Roger Federer, o il pensiero della fine

Il 2020 è cominciato, e tutti gli indizi portano a pensare che sarà l'ultimo anno da "pro" per Roger Federer. Alcune riflessioni in proposito da un punto di vista inedito: quello di Ludwig Monti, monaco biblista e grande appassionato di tennis

Foto Ray Giubilo

Ludwig Monti sul Centre Court

“Vivo con il pensiero della fine”, parola di Roger Federer, in un’intervista natalizia apparsa nei giorni scorsi su un grande quotidiano italiano, che l’ha ripresa da una piccola testata svizzera.

Da giorni, da quando l’amico Stefano Semeraro (d’ora in poi il Direttore, noblesse oblige) mi ha chiesto di collaborare a questo glorioso mensile con una rubrica su Roger, pensavo a come avrei potuto iniziare. Ed ecco il vincente che aspettavo: “Roger Federer, o il pensiero della fine”. Sempre più vicina, ormai, forse alla fine del 2020, o poco oltre.

Una parola su di me, solo per aiutare chi leggerà a collocarmi. Sono un monaco cristiano e un biblista. Ma da anni ormai nutro una passione bruciante e a tratti insana per Roger, che ho inseguito in varie parti d’Europa e di cui ho anche scritto, per divertimento, nell’anno di grazia 2017 e a sprazzi nel 2018. Lo dico solo perché non ci si stupisca di qualche riferimento biblico o “spirituale” (aggettivo detestabile, quasi come il ricordo dei due matchpoint falliti il 14 luglio 2019 a Church Road, contro il serbo) che farà capolino qua e là. D’altronde, sono in buona compagnia.

In questi placidi giorni natalizi, tra un anno e un altro, si celebra laicamente una fine e un inizio. “Nel mio inizio è la mia fine”. Si citano spesso queste parole di una bella poesia di T. S. Eliot. Ma si dimentica che questa è la sua conclusione: “Nella mia fine è il mio inizio”. La fine (tennistica) di Roger è vicina, nuovo inizio. Non so cosa farà lui dopo. Ma soprattutto, non so cosa faremo noi, senza più poter contemplare la sua bellezza in movimento.
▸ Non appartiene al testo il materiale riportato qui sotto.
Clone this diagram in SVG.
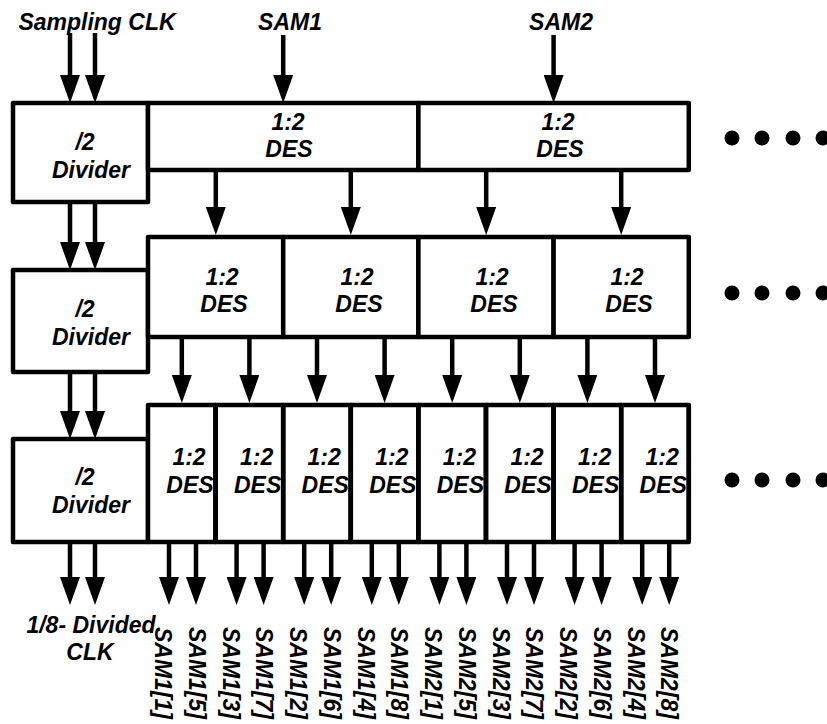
<svg xmlns="http://www.w3.org/2000/svg" width="827" height="724" viewBox="0 0 827 724">
<style>
text{font-family:"Liberation Sans",Arial,sans-serif;font-weight:bold;font-style:italic;font-size:23px;fill:#000}
.c{text-anchor:middle}
.box{fill:#fff;stroke:#000;stroke-width:4.5;stroke-linejoin:round}
.ln{fill:none;stroke:#000;stroke-width:4.5}
.arr{fill:none;stroke:#000;stroke-width:4.5;marker-end:url(#ah)}
.dot{fill:#000}
</style>
<defs>
<marker id="ah" markerUnits="userSpaceOnUse" markerWidth="28" markerHeight="20" refX="14" refY="10" orient="auto"><path d="M0,0 L28,10 L0,20 z" fill="#000"/></marker>
</defs>
<rect width="827" height="724" fill="#fff"/>

<g id="connectors">
<line class="arr" x1="70" y1="33" x2="70" y2="89"/>
<line class="arr" x1="95" y1="33" x2="95" y2="89"/>
<line class="arr" x1="283.2" y1="35" x2="283.2" y2="89"/>
<line class="arr" x1="553.6" y1="35" x2="553.6" y2="89"/>
<line class="arr" x1="70" y1="202" x2="70" y2="256"/>
<line class="arr" x1="95" y1="202" x2="95" y2="256"/>
<line class="arr" x1="70" y1="372" x2="70" y2="425"/>
<line class="arr" x1="95" y1="372" x2="95" y2="425"/>
<line class="arr" x1="70" y1="542" x2="70" y2="591"/>
<line class="arr" x1="95" y1="542" x2="95" y2="591"/>
<line class="arr" x1="215.8" y1="170" x2="215.8" y2="221"/>
<line class="arr" x1="350.8" y1="170" x2="350.8" y2="221"/>
<line class="arr" x1="486.2" y1="170" x2="486.2" y2="221"/>
<line class="arr" x1="621.2" y1="170" x2="621.2" y2="221"/>
<line class="arr" x1="181.8" y1="337" x2="181.8" y2="389"/>
<line class="arr" x1="249.4" y1="337" x2="249.4" y2="389"/>
<line class="arr" x1="317" y1="337" x2="317" y2="389"/>
<line class="arr" x1="384.6" y1="337" x2="384.6" y2="389"/>
<line class="arr" x1="452.2" y1="337" x2="452.2" y2="389"/>
<line class="arr" x1="519.8" y1="337" x2="519.8" y2="389"/>
<line class="arr" x1="587.4" y1="337" x2="587.4" y2="389"/>
<line class="arr" x1="655" y1="337" x2="655" y2="389"/>
<line class="arr" x1="169" y1="542" x2="169" y2="591"/>
<line class="arr" x1="196" y1="542" x2="196" y2="591"/>
<line class="arr" x1="236.6" y1="542" x2="236.6" y2="591"/>
<line class="arr" x1="263.6" y1="542" x2="263.6" y2="591"/>
<line class="arr" x1="304.2" y1="542" x2="304.2" y2="591"/>
<line class="arr" x1="331.2" y1="542" x2="331.2" y2="591"/>
<line class="arr" x1="371.8" y1="542" x2="371.8" y2="591"/>
<line class="arr" x1="398.8" y1="542" x2="398.8" y2="591"/>
<line class="arr" x1="439.4" y1="542" x2="439.4" y2="591"/>
<line class="arr" x1="466.4" y1="542" x2="466.4" y2="591"/>
<line class="arr" x1="507" y1="542" x2="507" y2="591"/>
<line class="arr" x1="534" y1="542" x2="534" y2="591"/>
<line class="arr" x1="574.6" y1="542" x2="574.6" y2="591"/>
<line class="arr" x1="601.6" y1="542" x2="601.6" y2="591"/>
<line class="arr" x1="642.2" y1="542" x2="642.2" y2="591"/>
<line class="arr" x1="669.2" y1="542" x2="669.2" y2="591"/>
</g>

<g id="div1"><rect class="box" x="13" y="103" width="135" height="99"/><text class="c" x="85" y="150">/2</text><text class="c" x="91" y="178">Divider</text></g>
<g id="div2"><rect class="box" x="13" y="270" width="135" height="102"/><text class="c" x="85" y="317">/2</text><text class="c" x="91" y="345">Divider</text></g>
<g id="div3"><rect class="box" x="13" y="439" width="135" height="103"/><text class="c" x="85" y="485">/2</text><text class="c" x="91" y="513">Divider</text></g>

<g id="des1_1"><rect class="box" x="148" y="103" width="270.4" height="67"/><text class="c" x="288" y="130">1:2</text><text class="c" x="289" y="157">DES</text></g>
<g id="des1_2"><rect class="box" x="418.4" y="103" width="270.4" height="67"/><text class="c" x="558" y="130">1:2</text><text class="c" x="560" y="157">DES</text></g>

<g id="des2_1"><rect class="box" x="148" y="237" width="135.2" height="100"/><text class="c" x="222" y="285">1:2</text><text class="c" x="224" y="312">DES</text></g>
<g id="des2_2"><rect class="box" x="283.2" y="237" width="135.2" height="100"/><text class="c" x="357" y="285">1:2</text><text class="c" x="359" y="312">DES</text></g>
<g id="des2_3"><rect class="box" x="418.4" y="237" width="135.2" height="100"/><text class="c" x="492" y="285">1:2</text><text class="c" x="494" y="312">DES</text></g>
<g id="des2_4"><rect class="box" x="553.6" y="237" width="135.2" height="100"/><text class="c" x="627" y="285">1:2</text><text class="c" x="629" y="312">DES</text></g>

<g id="des3">
<g id="des3_1"><rect class="box" x="148" y="405" width="67.6" height="137"/><text class="c" x="189" y="465">1:2</text><text class="c" x="190" y="493">DES</text></g>
<g id="des3_2"><rect class="box" x="215.6" y="405" width="67.6" height="137"/><text class="c" x="256.6" y="465">1:2</text><text class="c" x="257.6" y="493">DES</text></g>
<g id="des3_3"><rect class="box" x="283.2" y="405" width="67.6" height="137"/><text class="c" x="324.2" y="465">1:2</text><text class="c" x="325.2" y="493">DES</text></g>
<g id="des3_4"><rect class="box" x="350.8" y="405" width="67.6" height="137"/><text class="c" x="391.8" y="465">1:2</text><text class="c" x="392.8" y="493">DES</text></g>
<g id="des3_5"><rect class="box" x="418.4" y="405" width="67.6" height="137"/><text class="c" x="459.4" y="465">1:2</text><text class="c" x="460.4" y="493">DES</text></g>
<g id="des3_6"><rect class="box" x="486" y="405" width="67.6" height="137"/><text class="c" x="527" y="465">1:2</text><text class="c" x="528" y="493">DES</text></g>
<g id="des3_7"><rect class="box" x="553.6" y="405" width="67.6" height="137"/><text class="c" x="594.6" y="465">1:2</text><text class="c" x="595.6" y="493">DES</text></g>
<g id="des3_8"><rect class="box" x="621.2" y="405" width="67.6" height="137"/><text class="c" x="662.2" y="465">1:2</text><text class="c" x="663.2" y="493">DES</text></g>
<path class="ln" d="M215.6,405V542M283.2,405V542M350.8,405V542M418.4,405V542M486,405V542M553.6,405V542M621.2,405V542M688.8,405V542"/>
</g>

<g id="top-labels">
<text class="c" x="97" y="30">Sampling CLK</text>
<text class="c" x="290" y="30">SAM1</text>
<text class="c" x="561" y="30">SAM2</text>
</g>

<g id="clk-out-label">
<text class="c" x="91" y="633">1/8- Divided</text>
<text class="c" x="90" y="660">CLK</text>
</g>

<g id="out-labels">
<text transform="translate(155,627) rotate(90)">SAM1[1]</text>
<text transform="translate(188.75,627) rotate(90)">SAM1[5]</text>
<text transform="translate(222.5,627) rotate(90)">SAM1[3]</text>
<text transform="translate(256.25,627) rotate(90)">SAM1[7]</text>
<text transform="translate(290,627) rotate(90)">SAM1[2]</text>
<text transform="translate(323.75,627) rotate(90)">SAM1[6]</text>
<text transform="translate(357.5,627) rotate(90)">SAM1[4]</text>
<text transform="translate(391.25,627) rotate(90)">SAM1[8]</text>
<text transform="translate(425,627) rotate(90)">SAM2[1]</text>
<text transform="translate(458.75,627) rotate(90)">SAM2[5]</text>
<text transform="translate(492.5,627) rotate(90)">SAM2[3]</text>
<text transform="translate(526.25,627) rotate(90)">SAM2[7]</text>
<text transform="translate(560,627) rotate(90)">SAM2[2]</text>
<text transform="translate(593.75,627) rotate(90)">SAM2[6]</text>
<text transform="translate(627.5,627) rotate(90)">SAM2[4]</text>
<text transform="translate(661.25,627) rotate(90)">SAM2[8]</text>
</g>

<g id="dots">
<circle class="dot" cx="732" cy="138" r="7.5"/><circle class="dot" cx="762" cy="138" r="7.5"/><circle class="dot" cx="793" cy="138" r="7.5"/><circle class="dot" cx="823" cy="138" r="7.5"/>
<circle class="dot" cx="732" cy="293" r="7.5"/><circle class="dot" cx="762" cy="293" r="7.5"/><circle class="dot" cx="793" cy="293" r="7.5"/><circle class="dot" cx="823" cy="293" r="7.5"/>
<circle class="dot" cx="732" cy="480" r="7.5"/><circle class="dot" cx="762" cy="480" r="7.5"/><circle class="dot" cx="793" cy="480" r="7.5"/><circle class="dot" cx="823" cy="480" r="7.5"/>
</g>
</svg>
Senza più consolarci con il pensiero che alla fine di un torneo seguirà l’inizio di un altro in cui potremo vederlo. Che dopo le Finals (a Torino tra due anni, perché con questa tempistica?) ci sarà ancora Roger ad allietare il nuovo anno in Australia…

“La fine di tutte le cose è vicina”, scrive l’apostolo Pietro. Forse il problema sta tutto qui: nell’accettare che il tempo finisca. Che non si possa fermare (io lo avrei fermato sempre il 14 luglio 2019, quinto set, 8-7, 40-15!), come avviene di fronte a un “Federer moment”, momenti ormai reperibili online a iosa. Un conto, però, è sapere che torneranno ancora; altro è accoglierli con il fazzoletto in mano, immersi ormai senza più pensarci nell’epoca della riproducibilità tecnica dell’opera d’arte.

Ma bando ai sentimentalismi. Ci sarà tempo per diluirli nel mare dei prodigi tennistici di cui ancora Roger vorrà beneficarci. Sì, ci attende un 2020 comunque radioso, credo e voglio sperare. Lo passeremo, in parte, insieme. Un 2020 forse baciato da due numeri: 21 e 110, a Tokyo o alle Finals, dice l’ottimismo della volontà. Troppo? In questi giorni natalizi ce lo concediamo… E così – come dovrei sempre fare – mi accingo a rinnovare un atto di fede, anzi un atto di Federer.

Un atto lungo un anno. Poi sia quel che sia. Ma il pensiero della fine non ci intristisca, come non pare intristire il Re. Quel giorno sarà un nuovo inizio, il pensiero dell’inizio. Di inizio in inizio, attraverso inizi che non hanno mai fine. Adeste fideles, sursum corda, amanti dell’arte in movimento, alias Roger Federer!